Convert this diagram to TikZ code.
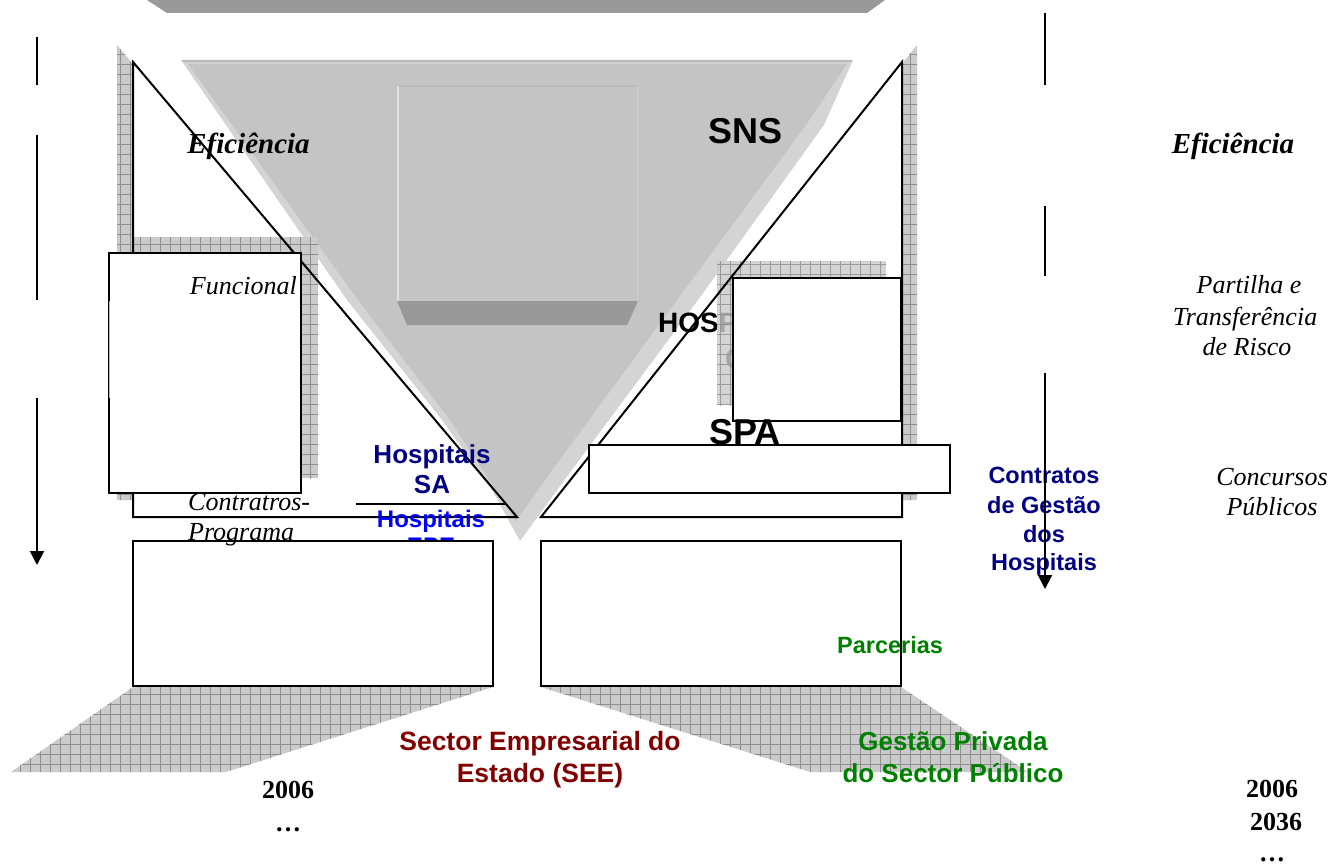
\documentclass[tikz,border=0pt]{standalone}
\usepackage{fontspec}
\setmainfont{Liberation Serif}
\newfontfamily\arialfont{Liberation Sans}
\usetikzlibrary{arrows.meta,patterns.meta}
\definecolor{band}{HTML}{999999}
\definecolor{snsl}{HTML}{D4D4D4}
\definecolor{snsd}{HTML}{C4C4C4}
\definecolor{snse}{HTML}{BABABA}
\definecolor{shbg}{HTML}{CBCBCB}
\definecolor{shln}{HTML}{8E8E8E}
\definecolor{navyT}{HTML}{000080}
\definecolor{blueT}{HTML}{0000FF}
\definecolor{greenT}{HTML}{008000}
\definecolor{redT}{HTML}{800000}
\tikzset{
  ol/.style={draw=black,line width=2pt},
  wfill/.style={fill=white},
  hatch/.style={preaction={fill=shbg},pattern={Hatch[angle=0,distance=10pt,line width=0.6pt]},pattern color=shln},
  txt/.style={inner sep=0pt,anchor=base},
  biF/.style={txt,font=\fontsize{29}{29}\selectfont\bfseries\itshape},
  itF/.style={txt,font=\fontsize{26}{26}\selectfont\itshape},
  arA/.style={txt,font=\arialfont\bfseries\fontsize{36}{36}\selectfont},
  arH/.style={txt,font=\arialfont\bfseries\fontsize{28}{28}\selectfont},
  arB/.style={txt,font=\arialfont\bfseries\fontsize{26}{26}\selectfont},
  arS/.style={txt,font=\arialfont\bfseries\fontsize{24}{24}\selectfont},
  arC/.style={txt,font=\arialfont\bfseries\fontsize{23.5}{23.5}\selectfont},
  arD/.style={txt,font=\arialfont\bfseries\fontsize{26.5}{26.5}\selectfont},
  yrF/.style={txt,font=\fontsize{26}{26}\selectfont\bfseries},
  axisline/.style={line width=2pt},
  tipend/.style={-{Triangle[width=14pt,length=14pt]}}
}
\begin{document}
\begin{tikzpicture}[x=1pt,y=-1pt]
\useasboundingbox (0,0) rectangle (1332,864);
% top band
\fill[band] (147,0)--(885,0)--(867,13)--(167,13)--cycle;
% triangle shadows
\path[hatch] (117,45)--(117,500)--(501,500)--cycle;
\path[hatch] (917,45)--(917,500)--(556,500)--cycle;
% triangle white fills
\fill[white] (133,62)--(133,517)--(517,517)--cycle;
\fill[white] (902,62)--(902,517)--(541,517)--cycle;
% SNS inverted triangle
\fill[snsl] (181,60)--(853,60)--(824,125)--(698,300)--(574,467)--(520,541)--(492,490)--(442,420)--(347,300)--cycle;
\fill[snsd] (188,64)--(847,64)--(806,125)--(677,300)--(558,462)--(516,521)--(450,420)--(358,300)--cycle;
\draw[snse,line width=1.5pt] (182,61)--(852,61);
% central square
\fill[snsd] (397,85) rectangle (638,301);
\draw[snse,line width=1.5pt] (397,86)--(638,86);
\draw[white!88!black,line width=1.5pt] (398,86)--(398,301);
\draw[white!82!black,line width=1pt] (637,86)--(637,301);
\fill[band] (397,301)--(638,301)--(627,325)--(407,325)--cycle;
% text partly hidden behind the right box
\node[arH,anchor=base west] (hosp) at (658,332) {HOSPITAIS};
\node[arH,anchor=base west] (hospc) at (725,368) {C};
% box shadows
\path[hatch] (118,237) rectangle (318,478);
\begin{scope}[opacity=0.82]
\path[hatch] (717,261) rectangle (886,405);
\end{scope}
% triangle outlines
\draw[ol] (133,62)--(133,517)--(517,517)--cycle;
\draw[ol] (902,62)--(902,517)--(541,517)--cycle;
% texts in triangles
\node[biF] (efl) at (248.5,153) {Eficiência};
\node[arA] (sns) at (745,143) {SNS};
% left functional box
\draw[ol,wfill] (109,253) rectangle (301,493);
\draw[white!70!black,line width=1pt] (109,301)--(109,398);
\node[itF,anchor=base east] (func) at (297,294) {Funcional};
% right box and bar
\draw[ol,wfill] (733,278) rectangle (901,421);
\node[arA] (spa) at (745,444) {SPA};
\draw[ol,wfill] (589,445) rectangle (950,493);
% Hospitais SA / EPE
\node[arB,text=navyT] (hsa1) at (432,463) {Hospitais};
\node[arB,text=navyT] (hsa2) at (432,493) {SA};
\coordinate (sal) at (356,504);
\coordinate (sar) at (506,504);
\draw[ol] (sal)--(sar);
\node[arS,text=blueT] (hepe1) at (431,527) {Hospitais};
\node[arS,text=blueT] (hepe2) at (431,554) {EPE};
\node[itF,anchor=base west] (cp1) at (188,510) {Contratros-};
% lower rectangles and their shadows
\path[hatch] (133,687)--(493,687)--(226,772)--(11,772)--cycle;
\path[hatch] (541,687)--(901,687)--(1028,772)--(810,772)--cycle;
\draw[ol,wfill] (133,541) rectangle (493,686);
\draw[ol,wfill] (541,541) rectangle (901,686);
\node[itF,anchor=base west] (cp2) at (188,540) {Programa};
\node[arC,text=greenT,anchor=base west] (parc) at (837,653) {Parcerias};
% right column texts
\node[biF] (efr) at (1233,153) {Eficiência};
\node[itF] (pt1) at (1249,293) {Partilha e};
\node[itF] (pt2) at (1245,325) {Transferência};
\node[itF] (pt3) at (1247,355) {de Risco};
\node[itF] (cc1) at (1272,485) {Concursos};
\node[itF] (cc2) at (1272,515) {Públicos};
\node[arC,text=navyT] (cg1) at (1044,483) {Contratos};
\node[arC,text=navyT] (cg2) at (1044,513) {de Gestão};
\node[arC,text=navyT] (cg3) at (1044,542) {dos};
\node[arC,text=navyT] (cg4) at (1044,570) {Hospitais};
% bottom labels
\node[arD,text=redT] (see1) at (540,750) {Sector Empresarial do};
\node[arD,text=redT] (see2) at (540,782) {Estado (SEE)};
\node[arB,text=greenT] (gp1) at (953,750) {Gestão Privada};
\node[arB,text=greenT] (gp2) at (953,782) {do Sector Público};
\node[yrF] (yl1) at (288,798) {2006};
\node[yrF] (yl2) at (288,831) {…};
\node[yrF] (yr1) at (1272,797) {2006};
\node[yrF] (yr2) at (1276,830) {2036};
\node[yrF] (yr3) at (1272,861) {…};
% axis arrows
\coordinate (la1) at (37,37);
\coordinate (la2) at (37,85);
\coordinate (la3) at (37,135);
\coordinate (la4) at (37,300);
\coordinate (la5) at (37,398);
\coordinate (la6) at (37,565);
\draw[axisline] (la1)--(la2);
\draw[axisline] (la3)--(la4);
\draw[axisline,tipend] (la5)--(la6);
\coordinate (ra1) at (1045,13);
\coordinate (ra2) at (1045,85);
\coordinate (ra3) at (1045,206);
\coordinate (ra4) at (1045,276);
\coordinate (ra5) at (1045,373);
\coordinate (ra6) at (1045,589);
\draw[axisline] (ra1)--(ra2);
\draw[axisline] (ra3)--(ra4);
\draw[axisline,tipend] (ra5)--(ra6);
\end{tikzpicture}
\end{document}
***
* [Work instructions]
Copy the whole of the material above exactly, but not its images.

* [Exercise solution]
Convert this diagram to TikZ code.
\documentclass[tikz,border=0pt]{standalone}
\usepackage{fontspec}
\setmainfont{Liberation Serif}
\newfontfamily\arialfont{Liberation Sans}
\usetikzlibrary{arrows.meta,patterns.meta}
\definecolor{band}{HTML}{999999}
\definecolor{snsl}{HTML}{D4D4D4}
\definecolor{snsd}{HTML}{C4C4C4}
\definecolor{snse}{HTML}{BABABA}
\definecolor{shbg}{HTML}{CBCBCB}
\definecolor{shln}{HTML}{8E8E8E}
\definecolor{navyT}{HTML}{000080}
\definecolor{blueT}{HTML}{0000FF}
\definecolor{greenT}{HTML}{008000}
\definecolor{redT}{HTML}{800000}
\tikzset{
  ol/.style={draw=black,line width=2pt},
  wfill/.style={fill=white},
  hatch/.style={preaction={fill=shbg},pattern={Hatch[angle=0,distance=10pt,line width=0.6pt]},pattern color=shln},
  txt/.style={inner sep=0pt,anchor=base},
  biF/.style={txt,font=\fontsize{29}{29}\selectfont\bfseries\itshape},
  itF/.style={txt,font=\fontsize{26}{26}\selectfont\itshape},
  arA/.style={txt,font=\arialfont\bfseries\fontsize{36}{36}\selectfont},
  arH/.style={txt,font=\arialfont\bfseries\fontsize{28}{28}\selectfont},
  arB/.style={txt,font=\arialfont\bfseries\fontsize{26}{26}\selectfont},
  arS/.style={txt,font=\arialfont\bfseries\fontsize{24}{24}\selectfont},
  arC/.style={txt,font=\arialfont\bfseries\fontsize{23.5}{23.5}\selectfont},
  arD/.style={txt,font=\arialfont\bfseries\fontsize{26.5}{26.5}\selectfont},
  yrF/.style={txt,font=\fontsize{26}{26}\selectfont\bfseries},
  axisline/.style={line width=2pt},
  tipend/.style={-{Triangle[width=14pt,length=14pt]}}
}
\begin{document}
\begin{tikzpicture}[x=1pt,y=-1pt]
\useasboundingbox (0,0) rectangle (1332,864);
% top band
\fill[band] (147,0)--(885,0)--(867,13)--(167,13)--cycle;
% triangle shadows
\path[hatch] (117,45)--(117,500)--(501,500)--cycle;
\path[hatch] (917,45)--(917,500)--(556,500)--cycle;
% triangle white fills
\fill[white] (133,62)--(133,517)--(517,517)--cycle;
\fill[white] (902,62)--(902,517)--(541,517)--cycle;
% SNS inverted triangle
\fill[snsl] (181,60)--(853,60)--(824,125)--(698,300)--(574,467)--(520,541)--(492,490)--(442,420)--(347,300)--cycle;
\fill[snsd] (188,64)--(847,64)--(806,125)--(677,300)--(558,462)--(516,521)--(450,420)--(358,300)--cycle;
\draw[snse,line width=1.5pt] (182,61)--(852,61);
% central square
\fill[snsd] (397,85) rectangle (638,301);
\draw[snse,line width=1.5pt] (397,86)--(638,86);
\draw[white!88!black,line width=1.5pt] (398,86)--(398,301);
\draw[white!82!black,line width=1pt] (637,86)--(637,301);
\fill[band] (397,301)--(638,301)--(627,325)--(407,325)--cycle;
% text partly hidden behind the right box
\node[arH,anchor=base west] (hosp) at (658,332) {HOSPITAIS};
\node[arH,anchor=base west] (hospc) at (725,368) {C};
% box shadows
\path[hatch] (118,237) rectangle (318,478);
\begin{scope}[opacity=0.82]
\path[hatch] (717,261) rectangle (886,405);
\end{scope}
% triangle outlines
\draw[ol] (133,62)--(133,517)--(517,517)--cycle;
\draw[ol] (902,62)--(902,517)--(541,517)--cycle;
% texts in triangles
\node[biF] (efl) at (248.5,153) {Eficiência};
\node[arA] (sns) at (745,143) {SNS};
% left functional box
\draw[ol,wfill] (109,253) rectangle (301,493);
\draw[white!70!black,line width=1pt] (109,301)--(109,398);
\node[itF,anchor=base east] (func) at (297,294) {Funcional};
% right box and bar
\draw[ol,wfill] (733,278) rectangle (901,421);
\node[arA] (spa) at (745,444) {SPA};
\draw[ol,wfill] (589,445) rectangle (950,493);
% Hospitais SA / EPE
\node[arB,text=navyT] (hsa1) at (432,463) {Hospitais};
\node[arB,text=navyT] (hsa2) at (432,493) {SA};
\coordinate (sal) at (356,504);
\coordinate (sar) at (506,504);
\draw[ol] (sal)--(sar);
\node[arS,text=blueT] (hepe1) at (431,527) {Hospitais};
\node[arS,text=blueT] (hepe2) at (431,554) {EPE};
\node[itF,anchor=base west] (cp1) at (188,510) {Contratros-};
% lower rectangles and their shadows
\path[hatch] (133,687)--(493,687)--(226,772)--(11,772)--cycle;
\path[hatch] (541,687)--(901,687)--(1028,772)--(810,772)--cycle;
\draw[ol,wfill] (133,541) rectangle (493,686);
\draw[ol,wfill] (541,541) rectangle (901,686);
\node[itF,anchor=base west] (cp2) at (188,540) {Programa};
\node[arC,text=greenT,anchor=base west] (parc) at (837,653) {Parcerias};
% right column texts
\node[biF] (efr) at (1233,153) {Eficiência};
\node[itF] (pt1) at (1249,293) {Partilha e};
\node[itF] (pt2) at (1245,325) {Transferência};
\node[itF] (pt3) at (1247,355) {de Risco};
\node[itF] (cc1) at (1272,485) {Concursos};
\node[itF] (cc2) at (1272,515) {Públicos};
\node[arC,text=navyT] (cg1) at (1044,483) {Contratos};
\node[arC,text=navyT] (cg2) at (1044,513) {de Gestão};
\node[arC,text=navyT] (cg3) at (1044,542) {dos};
\node[arC,text=navyT] (cg4) at (1044,570) {Hospitais};
% bottom labels
\node[arD,text=redT] (see1) at (540,750) {Sector Empresarial do};
\node[arD,text=redT] (see2) at (540,782) {Estado (SEE)};
\node[arB,text=greenT] (gp1) at (953,750) {Gestão Privada};
\node[arB,text=greenT] (gp2) at (953,782) {do Sector Público};
\node[yrF] (yl1) at (288,798) {2006};
\node[yrF] (yl2) at (288,831) {…};
\node[yrF] (yr1) at (1272,797) {2006};
\node[yrF] (yr2) at (1276,830) {2036};
\node[yrF] (yr3) at (1272,861) {…};
% axis arrows
\coordinate (la1) at (37,37);
\coordinate (la2) at (37,85);
\coordinate (la3) at (37,135);
\coordinate (la4) at (37,300);
\coordinate (la5) at (37,398);
\coordinate (la6) at (37,565);
\draw[axisline] (la1)--(la2);
\draw[axisline] (la3)--(la4);
\draw[axisline,tipend] (la5)--(la6);
\coordinate (ra1) at (1045,13);
\coordinate (ra2) at (1045,85);
\coordinate (ra3) at (1045,206);
\coordinate (ra4) at (1045,276);
\coordinate (ra5) at (1045,373);
\coordinate (ra6) at (1045,589);
\draw[axisline] (ra1)--(ra2);
\draw[axisline] (ra3)--(ra4);
\draw[axisline,tipend] (ra5)--(ra6);
\end{tikzpicture}
\end{document}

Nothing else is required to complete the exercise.